The CAP has been a huge problem for Britain domestically ever since we joined what was then the Common Market. Its initial effect was to give a significant boost to inflation as the British farming support system, based on the consumer paying for food based on world prices, was replaced by much higher CAP prices. This was a highly regressive policy as lower income people spend a much higher proportion of their incomes on food than those who are better off. It has also been extremely expensive for the nation as a whole. The extra œ20 a week which every four member family in Britain has to spend on food is reflected in the huge net payments which the UK makes to the EU every year, rising from an estimated œ4.7bn in 2007 to as much as œ6.8bn by 2013. The biggest single reason why these net payments are so high is because Britain pays so much for food while getting so little back from the CAP support regime. Nor has the cost of the CAP to Britain been just financial. Its subsidy system has done severe damage to the countryside by encouraging prairie style farming methods which involve tearing up hedges and destroying natural habitats while doing little to help the poorer farmer.
Nor has the CAP done anything for the EU as a whole. The flows of money which it engenders are indefensible. In every country, the main beneficiaries are large agribusiness and people who are already super-rich rather than those farming on a smaller scale. Between countries, those that receive the highest subsidies, particularly France, Denmark and Ireland, are those with much higher standards of living than the average. Poor administration and bad management has led to huge sums of money being wasted or misappropriated, much of it as a result of wholesale fraud and malfeasance. The CAP still accounts for as much as 40% of the EU's entire budget, thus distorting all its other priorities.

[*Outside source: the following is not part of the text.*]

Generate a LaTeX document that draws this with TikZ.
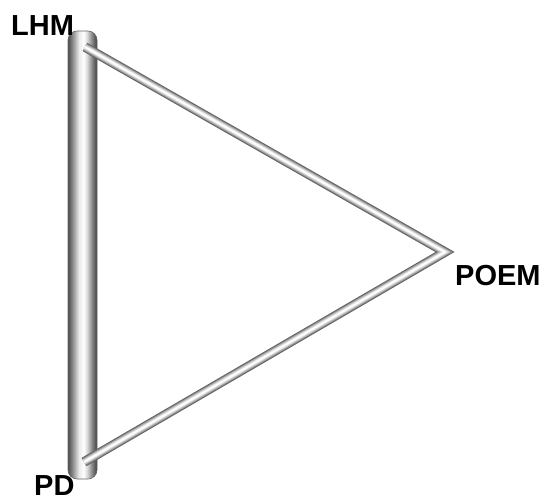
\documentclass[tikz,border=0pt]{standalone}
\usepackage{fontspec}
\setmainfont{Liberation Sans}
\pgfdeclarehorizontalshading{barshade}{100bp}{color(0bp)=(black!70); color(25bp)=(black!70); color(33bp)=(black!45); color(44bp)=(black!8); color(52bp)=(white); color(58bp)=(black!15); color(67bp)=(black!50); color(75bp)=(black!75); color(100bp)=(black!75)}
\tikzset{
  lbl/.style={inner sep=0pt, font=\fontsize{29}{29}\selectfont\bfseries},
  tubea/.style={draw=black!62, line width=9.5pt, line join=miter},
  tubeb/.style={draw=black!42, line width=7.5pt, line join=miter},
  tubec/.style={draw=black!24, line width=5.5pt, line join=miter},
  tubed/.style={draw=black!9, line width=3.5pt, line join=miter},
  tubee/.style={draw=white, line width=1.6pt, line join=miter},
}
\begin{document}
\begin{tikzpicture}[x=1pt,y=-1pt]
\useasboundingbox (0,0) rectangle (545,500);
% thick bar
\path[shading=barshade, draw=black!60, line width=0.6pt, rounded corners=9pt] (68,31) rectangle (97,479);
% vertices
\coordinate (lhm) at (85,47);
\coordinate (poem) at (445,252);
\coordinate (pd) at (84,462);
\foreach \s in {tubea,tubeb,tubec,tubed,tubee}
  \draw[\s] (lhm) -- (poem) -- (pd);
% labels
\node[lbl, anchor=base west] (tlhm) at (11,36) {LHM};
\node[lbl, anchor=base west] (tpd) at (34,495) {PD};
\node[lbl, anchor=base west] (tpoem) at (455,285) {POEM};
\end{tikzpicture}
\end{document}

It is when the impact on the Third World is considered, however, that the full awfulness of the CAP is revealed. French intransigence over CAP reform was largely responsible for the lack of success in the most recent Doha round of trade negotiations. The result is the pernicious impact of the CAP on developing countries will continue. There are two major problems. The first is that the very high tariffs which the CAP imposes on food imports - often 100% or more - make it impossible for poor countries to develop agricultural production for export and especially difficult for them to export processed food. This denies them all the advantages of export earnings, increased investment and productivity from which they could otherwise benefit. In some ways just as bad as this is the second major impact that the CAP has on the Third World, which comes from its policy of dumping surplus food on world markets. This drives down prices making it more and more difficult for farmers in poor countries to make a living.

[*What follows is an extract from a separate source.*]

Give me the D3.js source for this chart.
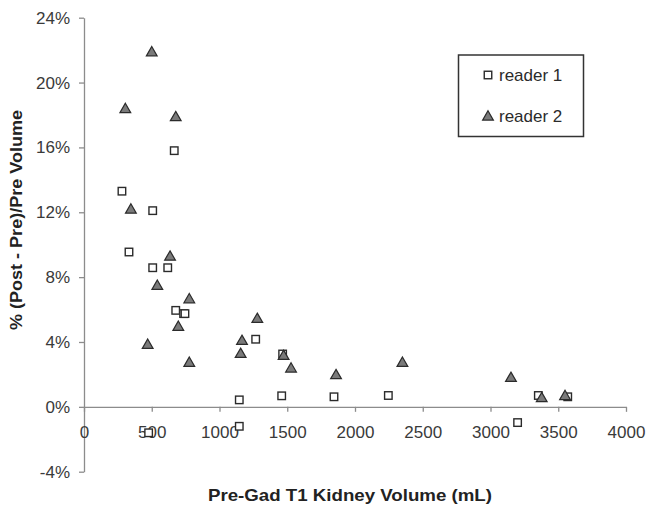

While the fishing industry has always been of less significance to the British national economy than agriculture, it has always been a proud part of our heritage and provided an important component of our food supply. It is therefore exceptionally sad that the impact of EU policies on the CFP has been proportionately even worse -and by a substantial margin - than the CAP. Before we joined what was then the Common Market, Britain had the huge advantage of being solely responsible for the well being of our fisheries and having the right to the catch over a large area of some of the richest fishing waters in the world. Once all the sea surrounding Europe became an EU resource, everything changed. Instead of being conserved, as happened in the seas surrounding countries such as Norway, Iceland and Greenland, our waters were plundered by subsidised fishing fleets from other EU countries, particularly Spain. With rules rigged against our fishing fleets, the number of fishing boats operated from the UK tumbled, while many species of fish were almost exterminated, largely as a result of inappropriate, cruel and wasteful regulations, particularly over the use of quotas and the treatment of young fish. Meanwhile, having fished out much of the sea surrounding the European land mass, EU fishing fleets are now driving fisherman out of business in poor countries in Africa by the same over-fishing techniques which have been so damaging in their own home waters, often made possible by one sided agreements with regimes in too weak a position to resist unfair pressure to make concessions.

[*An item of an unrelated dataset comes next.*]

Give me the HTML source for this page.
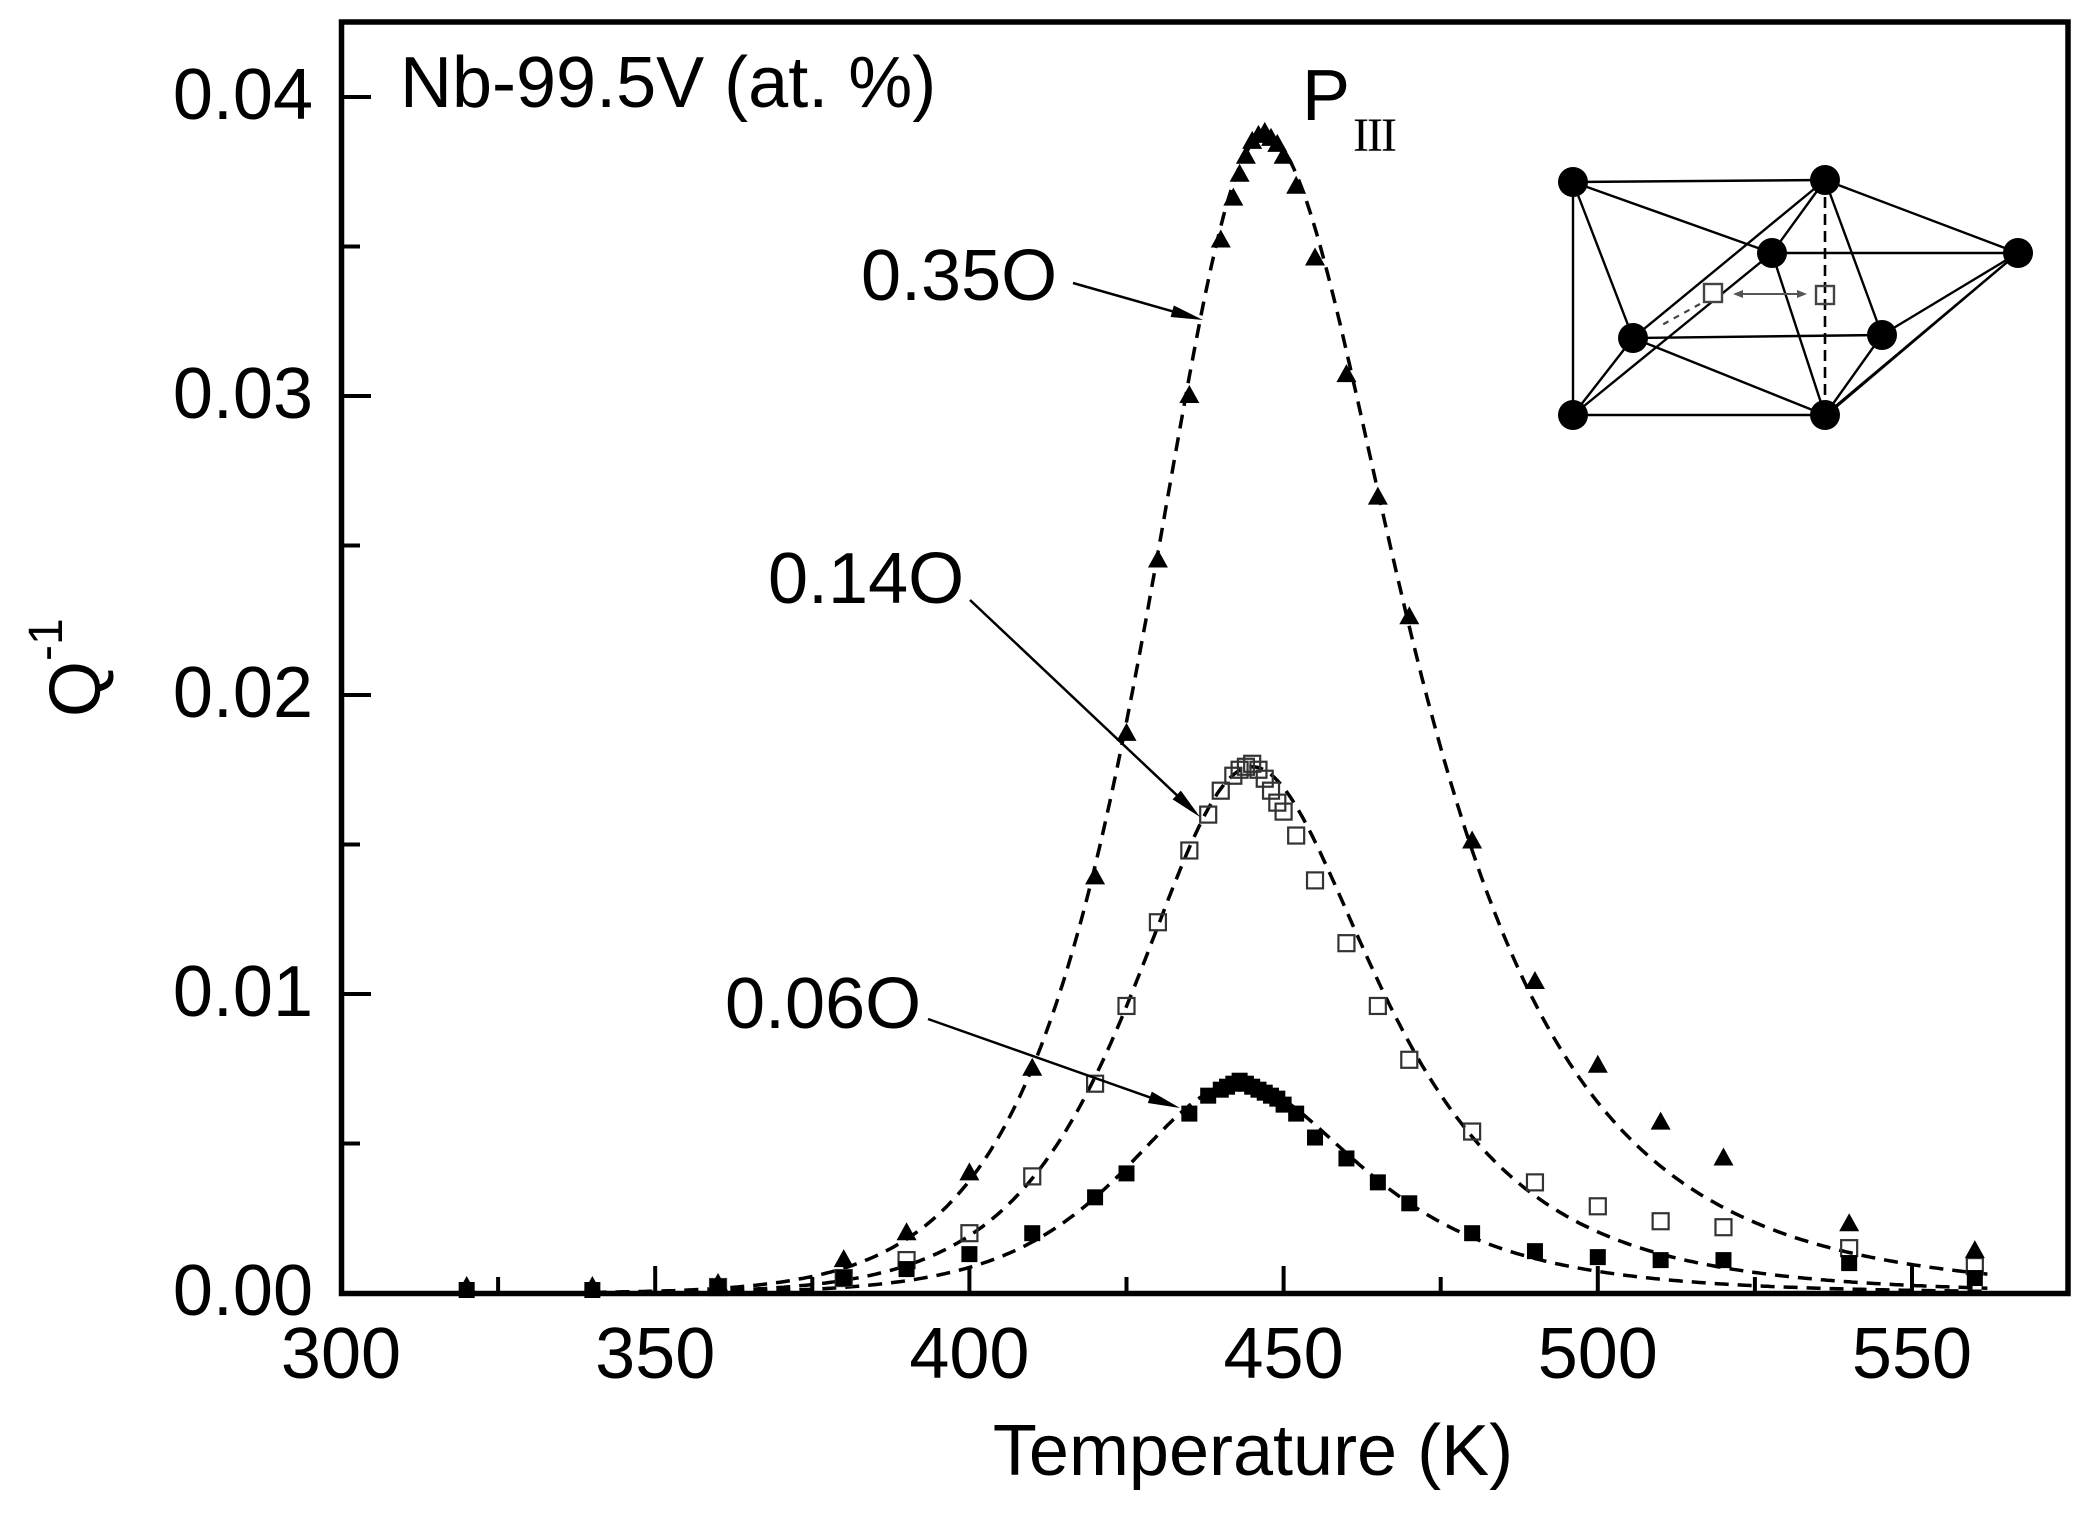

Why is so little being done to remedy these problems? It is not because they are not widely recognised to exist in Britain. The main reason why reform is such a distant prospect is that the structure of the EU makes it extremely difficult to stop vested interests - particularly, in these cases, French farmers and the Spanish fishing industry - defending their privileges, however irrational and undesirable they may be. In the opaque horse-trading atmosphere of EU politics, it is almost impossible to muster the political determination and the voting power to make the radical changes which are so badly needed. Because both the CAP and CFP are perceived as largely British problems - however baleful their influence on the EU and the Third World may be - and we are in a small minority when it comes to voting, we have no effective leverage to get any changes made.
So what can we do? The answer is that within the institutional framework of the EU as it stands at the moment we are largely powerless. Despite all the pressure which has been put on other Member States, fundamental reform of the CAP is nowhere on the agenda. As part of the settlement on the EU's budget at the summit held in Brussels in December 2005, it was hoped that radical changes might be made in return for the big increases in contributions to the EU which Britain conceded. In fact, nothing more was achieved than a vague promise to consider making changes which France is certain to insist on watering down or to block completely. Instead, the existing framework is very unlikely to be altered significantly at least before 2013, in accordance with a deal stitched up by France and Germany, to which Britain at the time acquiesced, as the price to be paid for enlargement. Serious reform of the CFP is even less probable. No other Member State in the EU has any interest in seeing their involvement in Britain's traditional fishing grounds diminished whilst sectional fishing interests, particularly in Spain, are in much too strong a position to enable environmental considerations to garner votes for reform, although in any rational world they certainly would do so. The plain fact is, therefore, that as long as we remain in the EU we are stuck with both the CAP and the CFP, with all the damage they do to Britain, the Third World, the environment and to the EU's reputation generally. Does anyone think that this is an appealing prospect or one which can do anything other than worsen the food price crisis which now affects millions of people?